The festival created duos at random, asking us to swiftly come up with a new performance. In collaboration with Czech artist Jiri Suruvka, we made Supreme Leg Elixir! Brewing a fine new beverage from stomping on scraps of fruits and vegetables scavenged in a local market, our “bio juice” was then auctioned off.

Photo: Rachel Echenberg

Flea Market (Stuff I) 
(Sept 2008)

Marché au puces-Place de la République, Festival Infr’Action, Sète, France

Collaborating with Sylvie Cotton, we presented a table of random, personal objects that we drew and re-drew – not offering our objects for sale but interpreting these quotidian, seemingly banal pieces for the market-goers to also reflect upon. Our accumulation of representations drew curious looks and playful conversations.

Photo:  courtesy of Visualeyez

Library
(May 2003)

Edmonton Public Library - Latitude 53 Society of Artists, Visualeyez, Edmonton, AB

Inviting people to stand and kiss for an hour in front of Edmonton’s public library (both pre-formed couples and people who agreed to be spontaneously paired up), this infiltrating action was a trial run and lead up to the performance “Drug,” that would be performed in Montreal a few months later.

Photo: Keiko Kamma

Evidence III (Some French Fries With That Mr. President?)
(April 2003)

Gallery Para Globe, Invisible Others Exhibition, Tokyo, Japan 

Against the backdrop of the recent renaming in the US of french fries to “freedom fries” (as the US’s response to France’s opposition to the Invasion of Iraq), I confronted the audience with a small army of McDonald’s fries in their signature red boxes that I proceeded to attack with a hammer and several tiny packets of ketchup.

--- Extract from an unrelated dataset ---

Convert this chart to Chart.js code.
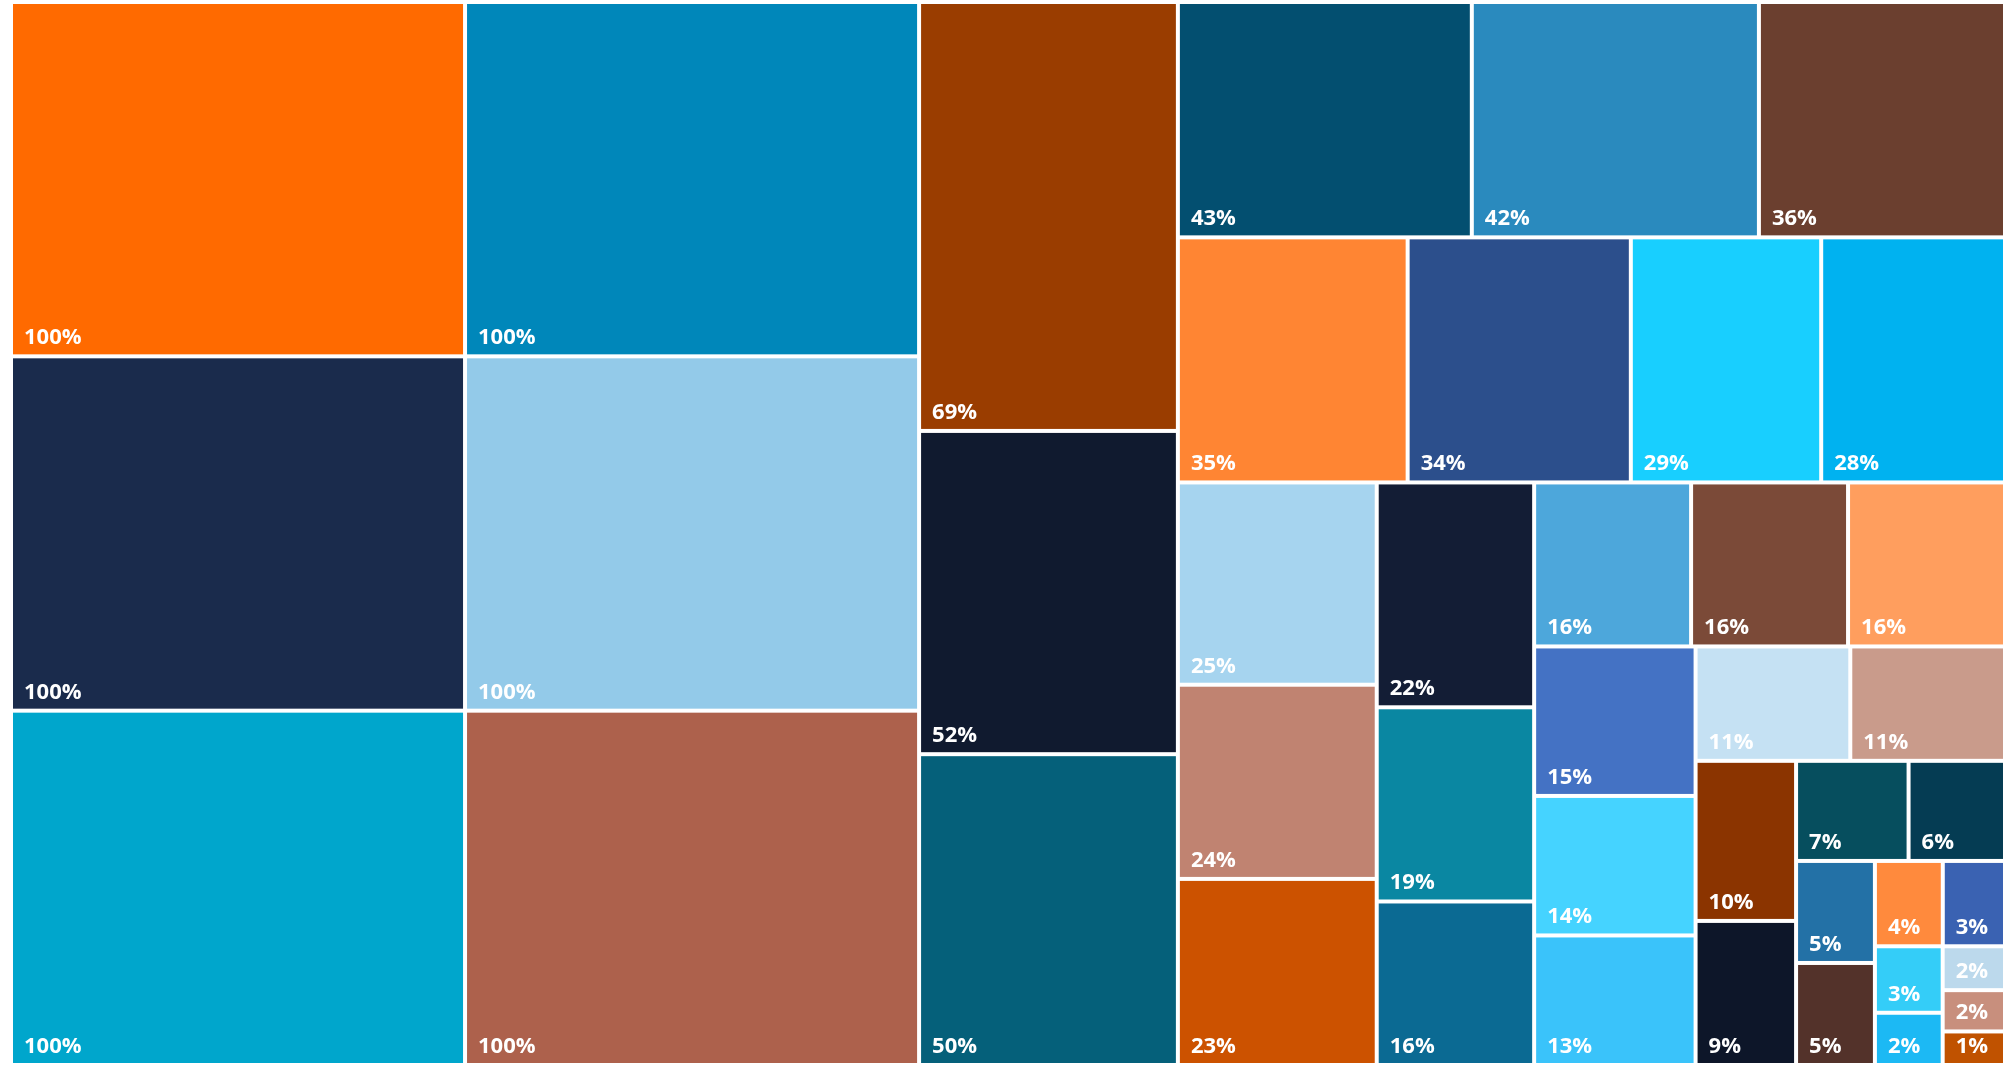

Photo: courtesy of Captain Snooze

Untitled (Captain Snooze)
(April 2003)

Captain Snooze, Melbourne, Australia

What happens when five people go shopping for one bed? A direct lead-up to the performance series (Being) One Thing at a Time, this site-specific intervention bluntly attempted to disrupt quotidian behaviours and expectations within a place of business.

Photo: Kathryn Presner

Untitled (KFC vs. Buffalo)
(Oct 2002)

Sherbrooke and Decarie, Montreal, QC

A tongue-in-cheek site-specific intervention under a Jeans Buffalo ad residing next to a Kentucky Fried Chicken outlet that permanently affronts passersby at this Montreal street corner. Is “acceptable behaviour” in advertising considered acceptable in real life? And does the model in the picture have an itchy vagina that KFC can scratch?  

Photo: courtesy of VS

Untitled (corner of four fountains)
(June 2002)

Corner of Four Fountains, Rome, Italy

An attempt to re-activate the four emptied fountains residing at that site and to become – if only for a brief moment – a human fountain. This unannounced site-specific intervention performance, which explored the body as water/as related to architecture, was done in collaboration with Sylvie Cotton.

Photo: Guy L’Heureux

Today I Ate
(April 2002)

Galerie 303, Today I Ate Exhibition, Montreal, QC

Examining women’s relationship to consumerism, desire, control and restraint, we sat, naked, for almost two hours, wrists bound with measuring tapes, holding pocket-size diet books, attempting to eat from a two-foot rice cake tower placed at our feet. In collaboration with Marta Cooper, Louise Dubreuil, and Christine Lebel.